Tom Gill, 81, a pioneer in social and environmental reform in Hawaii, will be honored at a 5:30 p.m. dinner Nov. 2 at the Hale Koa Hotel.

Gill, a Democrat who served as a congressman from Hawaii and as lieutenant governor, was also chairman of the Oahu Democratic County Committee and a territorial and state representative.

Gill's two unsuccessful campaigns for governor in 1970 and 1974 helped to organize and identify the causes that many young Democrats would support when they were eventually successful in the Legislature.

His supporters credit Gill with being the moving force that brought about territorial and state legislation such as the Antitrust Act, the Administrative Procedures Act and the Greenbelt law.

For more information about the $50-a-plate dinner, call Marion Shim at 988-1781 or Walter Heen at 373-4258.


Weed and Seed project expands to Ala Moana

The federal Weed and Seed program has been expanded from the Kalihi-Chinatown area to cover the Ala Moana area, according to state Sen. Carol Fukunaga.

A meeting on the new designation will be held 6:30 to 8 p.m. Sept. 30 at Makiki Christian Church, Fukunaga said.

The briefing will feature presentations by the U.S. Attorney's Office and the Honolulu Police Department.

"This briefing is intended to raise community awareness and participation by showing residents how they can get involved in this proven method of crime reduction," Fukunaga said.

Thielen offers isles as site for energy meeting

State Rep. Cynthia Thielen on her "own dime" attended the Fifth European Wave Energy Conference at University College Cork in Ireland last week, she said.

Thielen (R, Kaneohe-Kailua) said she went to encourage conference delegates to hold a future conference in Hawaii, which she said has the highest recorded average wave power in the world.

She took with her a message from Gov. Linda Lingle that notes Hawaii is an ideal location for the application of wave energy to replace the islands' dependence of fossil fuels with an alternative source of power.

"We would like to suggest that Hawaii could be the site of a future wave energy conference, whether it is the sixth or seventh European Wave Energy Conference or the first Pacific Wave Energy Conference," Lingle said.

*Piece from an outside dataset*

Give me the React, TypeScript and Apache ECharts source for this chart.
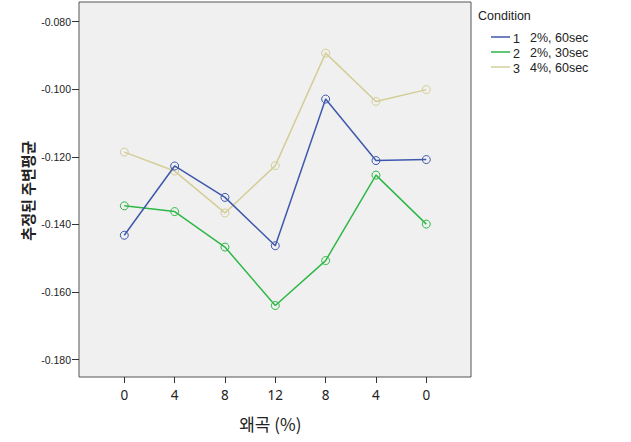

She noted that many of those who attended the four-day Cork conference are active in the Pacific area.

Lingle and Thielen both noted that waters off Kaneohe are the site of a project for the Navy's Office of Naval Research by Ocean Power Technologies Inc. of New Jersey, testing if the bobbing of subsurface buoys tethered to the ocean floor can efficiently generate electricity for Marine Corps Base Hawaii.

"There may be other systems that also can operate efficiently in Hawaiian waters," Lingle said.

Hawaii "is stuck in the dinosaur age, with its 92 percent dependence on fossil-fuel products to product electricity," Thielen said. "In contrast, natural wave energy can be used to light our islands for one-third the cost of fossil fuel based systems."

Thielen, the Hawaii member of the Boards of National Environmental Legislators Council, said she is spending her personal funds for the trip.